Exclude the pictures, then repeat the remaining data exactly.
● ● ● ● ●
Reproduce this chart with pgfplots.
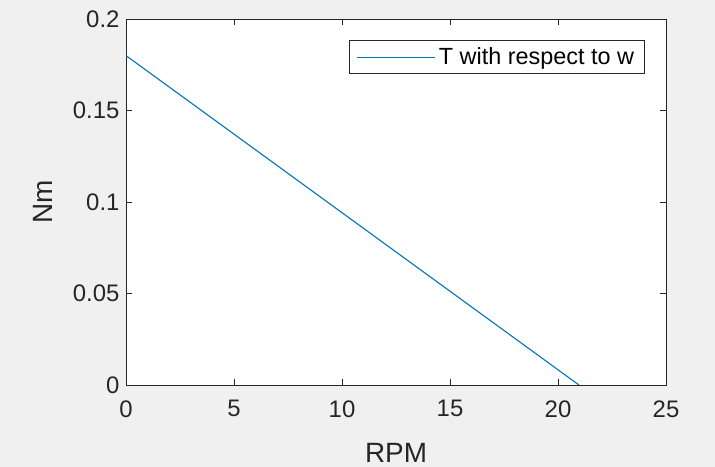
\documentclass[border=0pt]{standalone}
\usepackage{pgfplots}
\pgfplotsset{compat=1.18}
\usepackage{fontspec}
\setmainfont{Liberation Sans}
\definecolor{bg}{HTML}{F0F0F0}
\definecolor{ax}{HTML}{262626}
\definecolor{mblue}{HTML}{0072BD}
\begin{document}
\begin{tikzpicture}[x=1bp,y=1bp]
\fill[bg] (0,0) rectangle (715,467);
\useasboundingbox (0,0) rectangle (715,467);
\begin{axis}[
  at={(126bp,82bp)}, anchor=south west,
  scale only axis, width=540bp, height=366bp,
  xmin=0, xmax=25, ymin=0, ymax=0.2,
  xtick={0,5,...,25}, ytick={0,0.05,0.1,0.15,0.2},
  yticklabels={0,0.05,0.1,0.15,0.2},
  axis background/.style={fill=white},
  axis line style={ax, line width=0.8bp},
  tick style={ax, line width=0.8bp},
  tick align=inside, major tick length=6bp,
  ticklabel style={font=\fontsize{24}{26}\selectfont, text=ax},
  xticklabel style={yshift=-12bp},
  yticklabel style={xshift=-3bp},
  label style={font=\fontsize{28}{30}\selectfont, text=ax},
  xlabel={RPM}, ylabel={Nm},
  xlabel style={at={(axis description cs:0.5,-0.2104)}, anchor=base, inner sep=0pt},
  ylabel style={at={(axis description cs:-0.137,0.5)}, anchor=base},
  /pgf/number format/assume math mode=true,
  legend style={at={(0.961,0.9426)}, anchor=north east, draw=ax, line width=0.8bp,
    font=\fontsize{23.5}{25}\selectfont, text=black, inner xsep=7.5bp, inner ysep=3.5bp,
    nodes={inner xsep=3bp, inner ysep=4bp}},
  legend cell align=left,
  legend image code/.code={\draw[#1, line width=1.1bp] (0bp,0bp) -- (78bp,0bp);},
]
\addplot[color=mblue, line width=1.1bp] coordinates {(0,0.18) (20.97,0)};
\addlegendentry{T with respect to w}
\end{axis}
\end{tikzpicture}
\end{document}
● ● ● ● ●
TASK SOLUTION →
Reproduce this chart with pgfplots.
\documentclass[border=0pt]{standalone}
\usepackage{pgfplots}
\pgfplotsset{compat=1.18}
\usepackage{fontspec}
\setmainfont{Liberation Sans}
\definecolor{bg}{HTML}{F0F0F0}
\definecolor{ax}{HTML}{262626}
\definecolor{mblue}{HTML}{0072BD}
\begin{document}
\begin{tikzpicture}[x=1bp,y=1bp]
\fill[bg] (0,0) rectangle (715,467);
\useasboundingbox (0,0) rectangle (715,467);
\begin{axis}[
  at={(126bp,82bp)}, anchor=south west,
  scale only axis, width=540bp, height=366bp,
  xmin=0, xmax=25, ymin=0, ymax=0.2,
  xtick={0,5,...,25}, ytick={0,0.05,0.1,0.15,0.2},
  yticklabels={0,0.05,0.1,0.15,0.2},
  axis background/.style={fill=white},
  axis line style={ax, line width=0.8bp},
  tick style={ax, line width=0.8bp},
  tick align=inside, major tick length=6bp,
  ticklabel style={font=\fontsize{24}{26}\selectfont, text=ax},
  xticklabel style={yshift=-12bp},
  yticklabel style={xshift=-3bp},
  label style={font=\fontsize{28}{30}\selectfont, text=ax},
  xlabel={RPM}, ylabel={Nm},
  xlabel style={at={(axis description cs:0.5,-0.2104)}, anchor=base, inner sep=0pt},
  ylabel style={at={(axis description cs:-0.137,0.5)}, anchor=base},
  /pgf/number format/assume math mode=true,
  legend style={at={(0.961,0.9426)}, anchor=north east, draw=ax, line width=0.8bp,
    font=\fontsize{23.5}{25}\selectfont, text=black, inner xsep=7.5bp, inner ysep=3.5bp,
    nodes={inner xsep=3bp, inner ysep=4bp}},
  legend cell align=left,
  legend image code/.code={\draw[#1, line width=1.1bp] (0bp,0bp) -- (78bp,0bp);},
]
\addplot[color=mblue, line width=1.1bp] coordinates {(0,0.18) (20.97,0)};
\addlegendentry{T with respect to w}
\end{axis}
\end{tikzpicture}
\end{document}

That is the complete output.